Politische Klasse und Verfassung.

Zur »politischen Klasse« zählt eine neue Forschungsrichtung Politiker, die - in der Terminologie von Max Weber - nicht (nur) für die Politik, sondern von der Politik leben, also Berufspolitiker mit eigenen, sozusagen klassenspezifischen Interessen. Der Begriff »Verfassung« wird in einem weiten, dreifachen Sinne verstanden: Er umfaßt a] die Summe der in der Verfassungsurkunde niedergelegten Normen (Verfassung im formellen Sinne), b] bestimmte grundlegende einfachgesetzliche Normen zum Beispiel über Wahlrecht und Politikfinanzierung (Verfassung im materiellen Sinne) sowie c] die realen Macht- und Interessenverhältnisse, die sich in Konventionen und politischen Handlungsmustern niederschlagen (Verfassung im soziologischen Sinne). Die Beziehungen zwischen politischer Klasse und Verfassung sind ambivalent: Die Verfassung soll die politische Klasse eigentlich begrenzen, diese kann die Verfassung aber umgekehrt auch nach ihren Bedürfnissen gestalten oder Anpassungen an neue Gegebenheiten verhindern - mit gefährlichen Folgen für elementare Prinzipien der Demokratie. Der vorliegende Band enthält die Referate, die auf der 4. Speyerer Demokratietagung Ende Oktober 2000 gehalten wurden. Ziel dieser Tagung war es, das spannungsreiche Verhältnis von politischer Klasse und Verfassung, das in Forschung und öffentlicher Diskussion bisher stark unterbelichtet ist, am Beispiel charakteristischer Bereiche auszuleuchten und mögliche Wege zu Reformen zu weisen.

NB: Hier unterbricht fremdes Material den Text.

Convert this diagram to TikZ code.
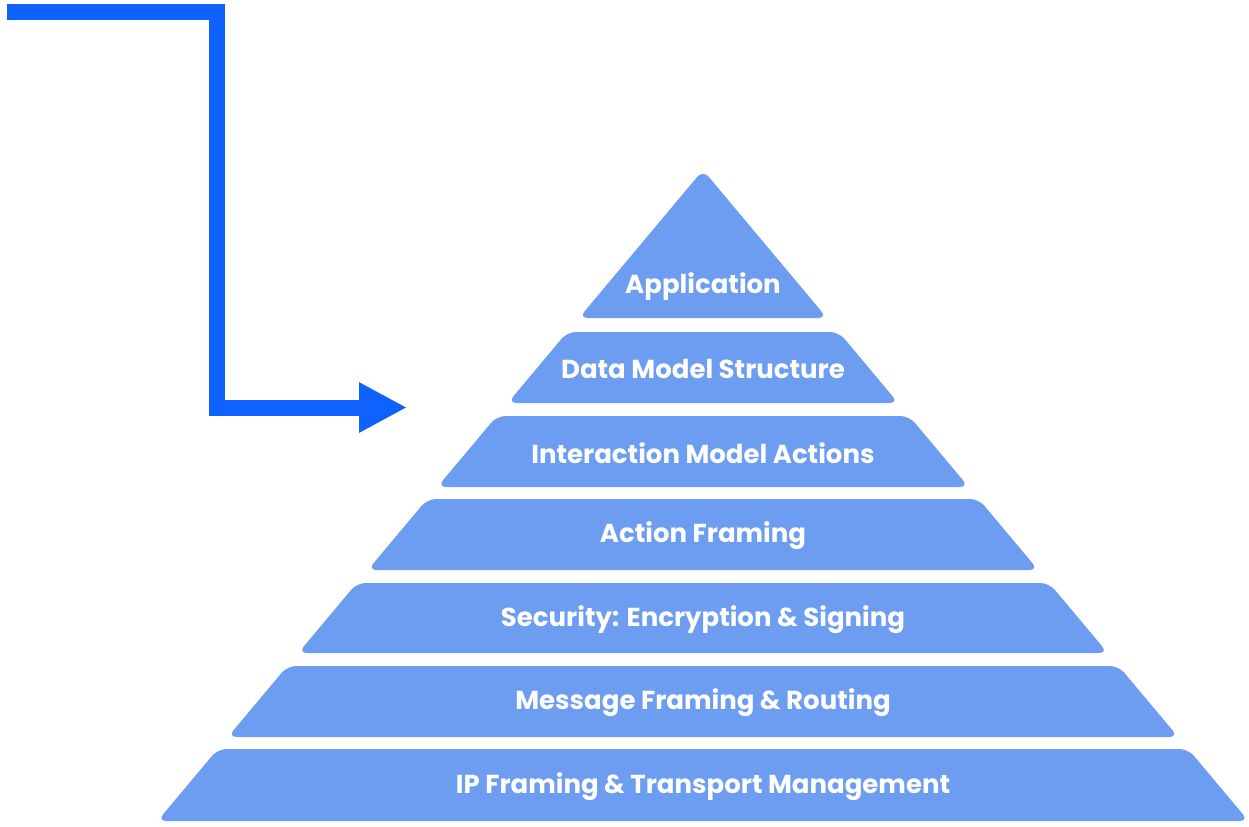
\documentclass[tikz,border=0pt]{standalone}
\usepackage{fontspec}
\setmainfont{Poppins}
\usetikzlibrary{arrows.meta}
\definecolor{layerblue}{RGB}{108,157,240}
\definecolor{arrowblue}{RGB}{16,98,255}

\begin{document}
\begin{tikzpicture}[
    x=0.02cm, y=-0.02cm,
    layer/.style={fill=layerblue, rounded corners=5pt},
    layerlabel/.style={text=white, inner sep=0pt,
        font=\bfseries\fontsize{14.8}{17}\selectfont},
    flowarrow/.style={draw=arrowblue, line width=0.32cm,
        -{Triangle[length=0.96cm,width=0.94cm]}}
    ]
    \useasboundingbox (0,0) rectangle (1249,826);

    % top of the pyramid
    \fill[layer] (703,170) -- ({703+0.838*148},318) -- ({703-0.838*148},318) -- cycle;
    \node[layerlabel] (app) at (703,287) {Application};

    % stacked bands, top to bottom
    \foreach \t/\b/\name/\txt in {
        332/403/dms/Data Model Structure,
        416/487/ima/Interaction Model Actions,
        499/570/af/Action Framing,
        583/653/sec/Security: Encryption \& Signing,
        666/737/mfr/Message Framing \& Routing,
        749/821/ipt/IP Framing \& Transport Management}{
        \fill[layer] ({703-0.838*(\t-170)},\t) -- ({703+0.838*(\t-170)},\t)
            -- ({703+0.838*(\b-170)},\b) -- ({703-0.838*(\b-170)},\b) -- cycle;
        \node[layerlabel] (\name) at (703,{(\t+\b)/2+1.5}) {\txt};
    }

    % pointer into the stack
    \coordinate (start) at (7,12);
    \coordinate (target) at (407,407.5);
    \draw[flowarrow] (start) -| (217,407.5) -- (target);
\end{tikzpicture}
\end{document}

Hans Herbert von Arnim ist Jurist und Volkswirt. Nach der arbeitsrechtlichen Promotion in Heidelberg leitete er zehn Jahre lang das Forschungsinstitut des Bundes der Steuerzahler in Wiesbaden. Er habilitierte sich in Regensburg, für Öffentliches Recht, Finanz- und Steuerrecht, lehrte in München und Marburg und folgte 1981 dem Ruf der Deutschen Hochschule (heute: Universität) für Verwaltungswissenschaften Speyer, wo er auch über seine Pensionierung hinaus lehrt und forscht. Von 1993 bis 1995 war er Rektor der Hochschule. Sein Thema sind Grundfragen von Staat und Gesellschaft, was direkte Einmischung in die Politik aber nicht ausschließt.